Today, when 20 percent of the world consumes 80 percent of its resources, when a quarter of us have an acceptable standard of living and three-quarters don't, how can this divide possibly come together? While the politicians struggle with the baggage of history, a new generation is emerging from the digital landscape free of many of the old prejudices. These kids are released from the limitation of geographic proximity as the sole basis of friendship, collaboration, play, and neighborhood. Digital technology can be a natural force drawing people into greater world harmony.

The harmonizing effect of being digital is already apparent has previously partitioned disciplines and enterprises find themselves collaborating, not competing. A previously missing common language emerges, allowing people to understand across boundaries. Kids at school today experience the opportunity to look at the same thing from many perspectives. A computer program, for example, can be seen simultaneously as a set of computer instructions or as concrete poetry formed by the indentations in the text of the program. What kids learn very quickly is that to know a program is to know it from many perspectives, not just one.
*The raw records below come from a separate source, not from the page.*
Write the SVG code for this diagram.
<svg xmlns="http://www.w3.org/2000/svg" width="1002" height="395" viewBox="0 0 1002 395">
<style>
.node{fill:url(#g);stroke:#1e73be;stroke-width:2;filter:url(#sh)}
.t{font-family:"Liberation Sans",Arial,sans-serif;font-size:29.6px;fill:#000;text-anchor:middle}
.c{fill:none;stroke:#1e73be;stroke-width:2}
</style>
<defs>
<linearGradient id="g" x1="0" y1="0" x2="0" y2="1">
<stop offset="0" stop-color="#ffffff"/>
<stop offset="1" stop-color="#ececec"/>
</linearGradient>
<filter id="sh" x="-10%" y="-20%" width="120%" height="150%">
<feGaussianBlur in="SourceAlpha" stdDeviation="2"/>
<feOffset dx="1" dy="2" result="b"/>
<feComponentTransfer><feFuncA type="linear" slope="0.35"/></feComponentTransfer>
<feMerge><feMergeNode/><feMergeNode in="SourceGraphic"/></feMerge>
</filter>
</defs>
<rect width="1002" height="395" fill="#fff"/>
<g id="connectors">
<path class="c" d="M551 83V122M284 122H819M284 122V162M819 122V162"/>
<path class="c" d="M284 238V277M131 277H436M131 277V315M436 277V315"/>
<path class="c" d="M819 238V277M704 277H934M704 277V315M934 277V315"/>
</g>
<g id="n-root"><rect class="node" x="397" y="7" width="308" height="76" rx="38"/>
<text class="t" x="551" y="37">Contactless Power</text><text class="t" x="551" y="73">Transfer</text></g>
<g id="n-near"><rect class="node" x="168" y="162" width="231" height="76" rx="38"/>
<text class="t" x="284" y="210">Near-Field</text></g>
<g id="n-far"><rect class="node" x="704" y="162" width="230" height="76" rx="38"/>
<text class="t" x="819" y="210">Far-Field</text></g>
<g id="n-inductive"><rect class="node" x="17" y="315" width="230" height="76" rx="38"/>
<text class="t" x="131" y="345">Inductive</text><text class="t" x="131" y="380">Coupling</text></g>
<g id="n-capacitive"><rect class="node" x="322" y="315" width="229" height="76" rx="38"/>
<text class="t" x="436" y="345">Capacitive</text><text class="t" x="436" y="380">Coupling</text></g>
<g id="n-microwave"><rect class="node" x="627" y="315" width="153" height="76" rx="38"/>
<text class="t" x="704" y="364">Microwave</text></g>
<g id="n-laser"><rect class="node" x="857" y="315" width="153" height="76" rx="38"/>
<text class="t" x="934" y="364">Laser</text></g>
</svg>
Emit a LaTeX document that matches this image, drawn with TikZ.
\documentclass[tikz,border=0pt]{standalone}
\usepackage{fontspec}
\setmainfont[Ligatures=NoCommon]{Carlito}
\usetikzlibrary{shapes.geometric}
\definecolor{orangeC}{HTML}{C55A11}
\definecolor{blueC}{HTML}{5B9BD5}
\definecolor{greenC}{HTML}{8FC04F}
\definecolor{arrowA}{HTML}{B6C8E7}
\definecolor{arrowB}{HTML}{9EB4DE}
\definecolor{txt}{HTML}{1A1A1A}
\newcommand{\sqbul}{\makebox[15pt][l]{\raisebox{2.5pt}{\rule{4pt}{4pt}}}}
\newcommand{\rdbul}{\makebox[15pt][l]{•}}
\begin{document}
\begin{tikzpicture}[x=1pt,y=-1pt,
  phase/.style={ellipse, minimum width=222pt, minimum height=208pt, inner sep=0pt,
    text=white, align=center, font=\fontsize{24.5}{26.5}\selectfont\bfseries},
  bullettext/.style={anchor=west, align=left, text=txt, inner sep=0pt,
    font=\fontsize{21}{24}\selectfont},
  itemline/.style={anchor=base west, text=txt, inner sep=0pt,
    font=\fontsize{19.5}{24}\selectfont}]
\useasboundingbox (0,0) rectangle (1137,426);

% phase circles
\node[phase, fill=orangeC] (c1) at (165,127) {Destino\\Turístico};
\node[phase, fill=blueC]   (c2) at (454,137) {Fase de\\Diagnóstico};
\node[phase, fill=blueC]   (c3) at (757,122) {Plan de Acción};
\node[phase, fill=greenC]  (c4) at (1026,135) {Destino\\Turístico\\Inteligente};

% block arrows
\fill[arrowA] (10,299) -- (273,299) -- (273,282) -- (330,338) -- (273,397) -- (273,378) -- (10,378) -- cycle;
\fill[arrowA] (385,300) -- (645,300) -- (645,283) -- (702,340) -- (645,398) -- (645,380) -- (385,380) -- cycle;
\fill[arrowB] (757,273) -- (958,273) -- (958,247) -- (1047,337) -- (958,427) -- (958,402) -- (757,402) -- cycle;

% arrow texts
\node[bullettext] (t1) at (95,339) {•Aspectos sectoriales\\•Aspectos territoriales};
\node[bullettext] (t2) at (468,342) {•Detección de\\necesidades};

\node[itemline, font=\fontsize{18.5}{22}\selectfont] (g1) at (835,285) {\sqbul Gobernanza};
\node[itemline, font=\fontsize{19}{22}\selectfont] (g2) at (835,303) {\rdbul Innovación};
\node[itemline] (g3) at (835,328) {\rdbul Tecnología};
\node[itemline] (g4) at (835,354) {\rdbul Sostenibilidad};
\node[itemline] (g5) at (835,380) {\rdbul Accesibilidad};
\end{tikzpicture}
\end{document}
But more than anything, my optimism comes from the empowering nature of being digital. The access, the mobility, and the ability to effect change are what will make the future so different from the present. The information superhighway may be mostly hype today, but it is an understatement about tomorrow. It will exist beyond people's wildest predictions. As children appropriate a global information resource, and as they discover that only adults need learner's permits, we are bound to find new hope and dignity in places where very little existed before.
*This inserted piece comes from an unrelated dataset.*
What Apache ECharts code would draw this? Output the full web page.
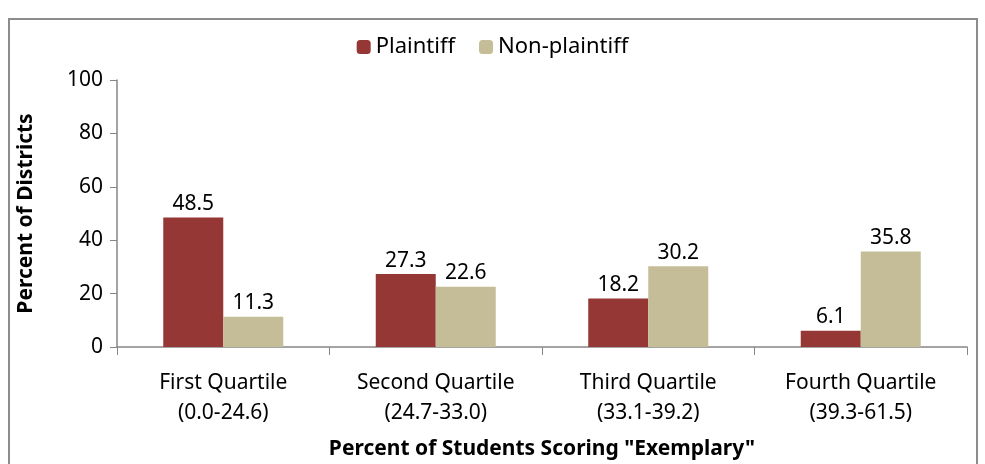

My optimism is not fueled by an anticipated invention or discovery. Finding a cure for cancer and AIDS, finding an acceptable way to control population, or inventing a machine that can breathe our air and drink our oceans and excrete unpolluted forms of each are dreams that may or may not come about. Being digital is different. We are not waiting on any invention. It is here. It is now. It is almost genetic in its nature, in that each generation will become more digital than the preceding one. The control bits of that digital future are more than ever before in the hands of the young. Nothing could make me happier.